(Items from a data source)
* * * * * * * * *

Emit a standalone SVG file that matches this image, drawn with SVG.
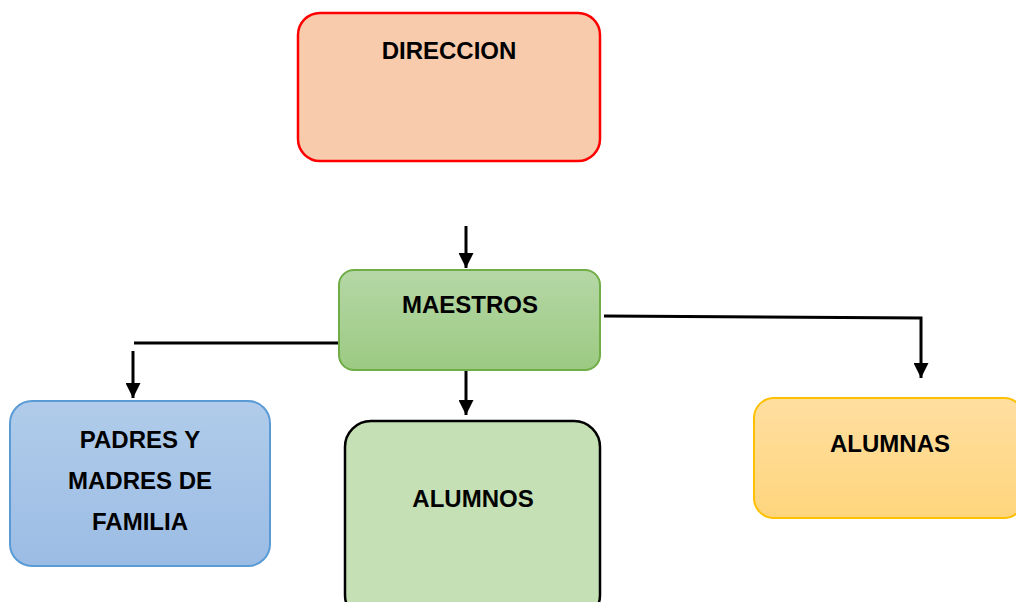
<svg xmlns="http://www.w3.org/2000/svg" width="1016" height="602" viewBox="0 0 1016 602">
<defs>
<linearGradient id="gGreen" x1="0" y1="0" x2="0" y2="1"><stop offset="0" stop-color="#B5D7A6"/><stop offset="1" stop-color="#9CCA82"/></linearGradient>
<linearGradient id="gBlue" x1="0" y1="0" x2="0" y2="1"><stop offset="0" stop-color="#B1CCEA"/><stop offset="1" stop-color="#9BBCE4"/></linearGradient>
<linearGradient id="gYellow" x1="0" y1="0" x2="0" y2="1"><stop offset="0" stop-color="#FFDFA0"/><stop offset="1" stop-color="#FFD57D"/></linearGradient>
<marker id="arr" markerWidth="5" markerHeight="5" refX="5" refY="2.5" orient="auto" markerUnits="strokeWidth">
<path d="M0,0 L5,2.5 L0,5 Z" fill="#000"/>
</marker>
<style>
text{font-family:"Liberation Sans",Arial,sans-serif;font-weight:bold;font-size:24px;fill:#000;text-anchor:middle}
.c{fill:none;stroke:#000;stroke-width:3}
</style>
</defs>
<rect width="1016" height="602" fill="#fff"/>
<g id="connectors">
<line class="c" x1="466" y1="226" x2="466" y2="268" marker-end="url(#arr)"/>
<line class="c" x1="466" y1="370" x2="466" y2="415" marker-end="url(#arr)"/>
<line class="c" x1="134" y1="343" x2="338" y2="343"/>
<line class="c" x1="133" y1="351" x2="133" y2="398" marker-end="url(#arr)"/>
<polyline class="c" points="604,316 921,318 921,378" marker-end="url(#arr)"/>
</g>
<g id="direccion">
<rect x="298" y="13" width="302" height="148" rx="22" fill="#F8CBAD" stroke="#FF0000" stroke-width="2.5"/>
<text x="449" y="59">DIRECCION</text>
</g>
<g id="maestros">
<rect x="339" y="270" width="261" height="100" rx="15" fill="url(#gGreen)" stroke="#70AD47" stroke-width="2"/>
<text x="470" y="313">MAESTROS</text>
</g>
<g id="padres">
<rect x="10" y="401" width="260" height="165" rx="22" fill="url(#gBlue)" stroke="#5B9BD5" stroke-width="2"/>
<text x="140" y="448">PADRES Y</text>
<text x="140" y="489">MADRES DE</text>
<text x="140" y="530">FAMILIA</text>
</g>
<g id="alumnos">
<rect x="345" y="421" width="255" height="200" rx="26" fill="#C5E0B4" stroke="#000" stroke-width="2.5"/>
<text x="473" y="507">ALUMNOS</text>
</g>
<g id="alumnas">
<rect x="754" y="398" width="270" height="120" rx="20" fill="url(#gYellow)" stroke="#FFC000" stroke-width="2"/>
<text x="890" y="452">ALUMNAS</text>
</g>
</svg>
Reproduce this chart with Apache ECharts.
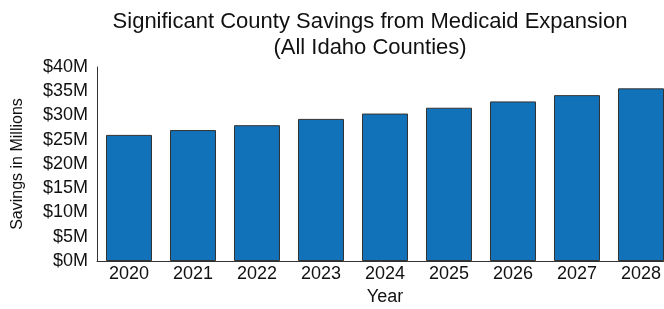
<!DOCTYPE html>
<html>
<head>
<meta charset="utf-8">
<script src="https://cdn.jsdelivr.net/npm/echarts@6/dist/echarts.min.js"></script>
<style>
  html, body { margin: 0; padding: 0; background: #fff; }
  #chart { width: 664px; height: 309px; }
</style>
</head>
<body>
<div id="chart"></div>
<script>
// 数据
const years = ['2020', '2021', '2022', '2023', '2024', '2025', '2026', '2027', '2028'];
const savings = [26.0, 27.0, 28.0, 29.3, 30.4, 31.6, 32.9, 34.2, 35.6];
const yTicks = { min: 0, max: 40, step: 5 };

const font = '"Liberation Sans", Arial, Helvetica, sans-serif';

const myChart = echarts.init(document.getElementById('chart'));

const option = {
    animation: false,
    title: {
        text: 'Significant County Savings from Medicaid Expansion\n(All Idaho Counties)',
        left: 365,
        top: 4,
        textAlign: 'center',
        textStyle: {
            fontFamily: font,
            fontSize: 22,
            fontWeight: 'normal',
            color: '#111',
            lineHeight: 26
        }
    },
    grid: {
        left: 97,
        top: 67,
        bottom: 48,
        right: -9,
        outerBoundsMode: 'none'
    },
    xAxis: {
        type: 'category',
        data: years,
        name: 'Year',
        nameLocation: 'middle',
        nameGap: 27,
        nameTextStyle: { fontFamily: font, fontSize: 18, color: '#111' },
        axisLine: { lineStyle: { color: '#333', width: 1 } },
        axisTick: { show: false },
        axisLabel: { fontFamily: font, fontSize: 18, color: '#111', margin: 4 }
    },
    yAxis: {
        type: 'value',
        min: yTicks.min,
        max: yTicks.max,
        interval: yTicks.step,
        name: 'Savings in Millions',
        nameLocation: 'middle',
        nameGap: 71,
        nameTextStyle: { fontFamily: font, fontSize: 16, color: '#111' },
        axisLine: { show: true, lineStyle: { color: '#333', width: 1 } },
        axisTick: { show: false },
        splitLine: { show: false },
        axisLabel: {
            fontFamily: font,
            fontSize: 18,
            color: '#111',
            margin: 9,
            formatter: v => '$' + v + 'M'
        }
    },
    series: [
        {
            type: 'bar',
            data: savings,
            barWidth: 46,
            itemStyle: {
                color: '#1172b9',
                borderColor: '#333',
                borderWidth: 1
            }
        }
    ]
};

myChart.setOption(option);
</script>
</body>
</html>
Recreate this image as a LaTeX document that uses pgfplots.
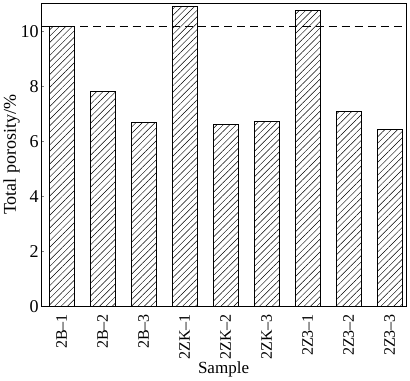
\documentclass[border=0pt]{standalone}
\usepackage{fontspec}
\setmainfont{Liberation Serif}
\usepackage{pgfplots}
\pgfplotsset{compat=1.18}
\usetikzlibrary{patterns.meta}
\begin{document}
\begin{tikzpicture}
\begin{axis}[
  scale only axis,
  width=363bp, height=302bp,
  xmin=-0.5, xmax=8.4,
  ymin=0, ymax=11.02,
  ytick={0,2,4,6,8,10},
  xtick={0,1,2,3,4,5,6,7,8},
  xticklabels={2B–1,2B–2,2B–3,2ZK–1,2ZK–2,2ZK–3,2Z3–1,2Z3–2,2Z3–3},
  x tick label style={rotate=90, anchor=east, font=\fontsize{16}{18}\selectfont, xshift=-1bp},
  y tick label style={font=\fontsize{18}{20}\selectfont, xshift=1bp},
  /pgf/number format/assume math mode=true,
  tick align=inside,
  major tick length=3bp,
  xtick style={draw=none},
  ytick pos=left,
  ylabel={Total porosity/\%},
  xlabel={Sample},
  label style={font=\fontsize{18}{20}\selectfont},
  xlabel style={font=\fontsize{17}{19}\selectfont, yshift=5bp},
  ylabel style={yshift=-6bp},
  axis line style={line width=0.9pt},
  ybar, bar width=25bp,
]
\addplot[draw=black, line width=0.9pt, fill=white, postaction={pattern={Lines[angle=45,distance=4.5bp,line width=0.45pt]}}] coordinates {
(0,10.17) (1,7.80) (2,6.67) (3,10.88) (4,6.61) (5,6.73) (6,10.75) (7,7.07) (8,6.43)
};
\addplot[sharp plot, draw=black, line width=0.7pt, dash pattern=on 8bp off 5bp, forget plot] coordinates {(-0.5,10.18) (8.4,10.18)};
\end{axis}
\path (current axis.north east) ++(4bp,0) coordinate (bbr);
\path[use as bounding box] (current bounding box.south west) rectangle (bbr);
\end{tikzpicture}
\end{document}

* * * * * * * * *

• **PROBLEM TO SOLVE**
Please write out all of the material above without changing a word, and omit any pictures.

• **FINISHED ANSWER**
Emit a standalone SVG file that matches this image, drawn with SVG.
<svg xmlns="http://www.w3.org/2000/svg" width="1016" height="602" viewBox="0 0 1016 602">
<defs>
<linearGradient id="gGreen" x1="0" y1="0" x2="0" y2="1"><stop offset="0" stop-color="#B5D7A6"/><stop offset="1" stop-color="#9CCA82"/></linearGradient>
<linearGradient id="gBlue" x1="0" y1="0" x2="0" y2="1"><stop offset="0" stop-color="#B1CCEA"/><stop offset="1" stop-color="#9BBCE4"/></linearGradient>
<linearGradient id="gYellow" x1="0" y1="0" x2="0" y2="1"><stop offset="0" stop-color="#FFDFA0"/><stop offset="1" stop-color="#FFD57D"/></linearGradient>
<marker id="arr" markerWidth="5" markerHeight="5" refX="5" refY="2.5" orient="auto" markerUnits="strokeWidth">
<path d="M0,0 L5,2.5 L0,5 Z" fill="#000"/>
</marker>
<style>
text{font-family:"Liberation Sans",Arial,sans-serif;font-weight:bold;font-size:24px;fill:#000;text-anchor:middle}
.c{fill:none;stroke:#000;stroke-width:3}
</style>
</defs>
<rect width="1016" height="602" fill="#fff"/>
<g id="connectors">
<line class="c" x1="466" y1="226" x2="466" y2="268" marker-end="url(#arr)"/>
<line class="c" x1="466" y1="370" x2="466" y2="415" marker-end="url(#arr)"/>
<line class="c" x1="134" y1="343" x2="338" y2="343"/>
<line class="c" x1="133" y1="351" x2="133" y2="398" marker-end="url(#arr)"/>
<polyline class="c" points="604,316 921,318 921,378" marker-end="url(#arr)"/>
</g>
<g id="direccion">
<rect x="298" y="13" width="302" height="148" rx="22" fill="#F8CBAD" stroke="#FF0000" stroke-width="2.5"/>
<text x="449" y="59">DIRECCION</text>
</g>
<g id="maestros">
<rect x="339" y="270" width="261" height="100" rx="15" fill="url(#gGreen)" stroke="#70AD47" stroke-width="2"/>
<text x="470" y="313">MAESTROS</text>
</g>
<g id="padres">
<rect x="10" y="401" width="260" height="165" rx="22" fill="url(#gBlue)" stroke="#5B9BD5" stroke-width="2"/>
<text x="140" y="448">PADRES Y</text>
<text x="140" y="489">MADRES DE</text>
<text x="140" y="530">FAMILIA</text>
</g>
<g id="alumnos">
<rect x="345" y="421" width="255" height="200" rx="26" fill="#C5E0B4" stroke="#000" stroke-width="2.5"/>
<text x="473" y="507">ALUMNOS</text>
</g>
<g id="alumnas">
<rect x="754" y="398" width="270" height="120" rx="20" fill="url(#gYellow)" stroke="#FFC000" stroke-width="2"/>
<text x="890" y="452">ALUMNAS</text>
</g>
</svg>
Reproduce this chart with Apache ECharts.
<!DOCTYPE html>
<html>
<head>
<meta charset="utf-8">
<script src="https://cdn.jsdelivr.net/npm/echarts@6/dist/echarts.min.js"></script>
<style>
  html, body { margin: 0; padding: 0; background: #fff; }
  #chart { width: 664px; height: 309px; }
</style>
</head>
<body>
<div id="chart"></div>
<script>
// 数据
const years = ['2020', '2021', '2022', '2023', '2024', '2025', '2026', '2027', '2028'];
const savings = [26.0, 27.0, 28.0, 29.3, 30.4, 31.6, 32.9, 34.2, 35.6];
const yTicks = { min: 0, max: 40, step: 5 };

const font = '"Liberation Sans", Arial, Helvetica, sans-serif';

const myChart = echarts.init(document.getElementById('chart'));

const option = {
    animation: false,
    title: {
        text: 'Significant County Savings from Medicaid Expansion\n(All Idaho Counties)',
        left: 365,
        top: 4,
        textAlign: 'center',
        textStyle: {
            fontFamily: font,
            fontSize: 22,
            fontWeight: 'normal',
            color: '#111',
            lineHeight: 26
        }
    },
    grid: {
        left: 97,
        top: 67,
        bottom: 48,
        right: -9,
        outerBoundsMode: 'none'
    },
    xAxis: {
        type: 'category',
        data: years,
        name: 'Year',
        nameLocation: 'middle',
        nameGap: 27,
        nameTextStyle: { fontFamily: font, fontSize: 18, color: '#111' },
        axisLine: { lineStyle: { color: '#333', width: 1 } },
        axisTick: { show: false },
        axisLabel: { fontFamily: font, fontSize: 18, color: '#111', margin: 4 }
    },
    yAxis: {
        type: 'value',
        min: yTicks.min,
        max: yTicks.max,
        interval: yTicks.step,
        name: 'Savings in Millions',
        nameLocation: 'middle',
        nameGap: 71,
        nameTextStyle: { fontFamily: font, fontSize: 16, color: '#111' },
        axisLine: { show: true, lineStyle: { color: '#333', width: 1 } },
        axisTick: { show: false },
        splitLine: { show: false },
        axisLabel: {
            fontFamily: font,
            fontSize: 18,
            color: '#111',
            margin: 9,
            formatter: v => '$' + v + 'M'
        }
    },
    series: [
        {
            type: 'bar',
            data: savings,
            barWidth: 46,
            itemStyle: {
                color: '#1172b9',
                borderColor: '#333',
                borderWidth: 1
            }
        }
    ]
};

myChart.setOption(option);
</script>
</body>
</html>
Recreate this image as a LaTeX document that uses pgfplots.
\documentclass[border=0pt]{standalone}
\usepackage{fontspec}
\setmainfont{Liberation Serif}
\usepackage{pgfplots}
\pgfplotsset{compat=1.18}
\usetikzlibrary{patterns.meta}
\begin{document}
\begin{tikzpicture}
\begin{axis}[
  scale only axis,
  width=363bp, height=302bp,
  xmin=-0.5, xmax=8.4,
  ymin=0, ymax=11.02,
  ytick={0,2,4,6,8,10},
  xtick={0,1,2,3,4,5,6,7,8},
  xticklabels={2B–1,2B–2,2B–3,2ZK–1,2ZK–2,2ZK–3,2Z3–1,2Z3–2,2Z3–3},
  x tick label style={rotate=90, anchor=east, font=\fontsize{16}{18}\selectfont, xshift=-1bp},
  y tick label style={font=\fontsize{18}{20}\selectfont, xshift=1bp},
  /pgf/number format/assume math mode=true,
  tick align=inside,
  major tick length=3bp,
  xtick style={draw=none},
  ytick pos=left,
  ylabel={Total porosity/\%},
  xlabel={Sample},
  label style={font=\fontsize{18}{20}\selectfont},
  xlabel style={font=\fontsize{17}{19}\selectfont, yshift=5bp},
  ylabel style={yshift=-6bp},
  axis line style={line width=0.9pt},
  ybar, bar width=25bp,
]
\addplot[draw=black, line width=0.9pt, fill=white, postaction={pattern={Lines[angle=45,distance=4.5bp,line width=0.45pt]}}] coordinates {
(0,10.17) (1,7.80) (2,6.67) (3,10.88) (4,6.61) (5,6.73) (6,10.75) (7,7.07) (8,6.43)
};
\addplot[sharp plot, draw=black, line width=0.7pt, dash pattern=on 8bp off 5bp, forget plot] coordinates {(-0.5,10.18) (8.4,10.18)};
\end{axis}
\path (current axis.north east) ++(4bp,0) coordinate (bbr);
\path[use as bounding box] (current bounding box.south west) rectangle (bbr);
\end{tikzpicture}
\end{document}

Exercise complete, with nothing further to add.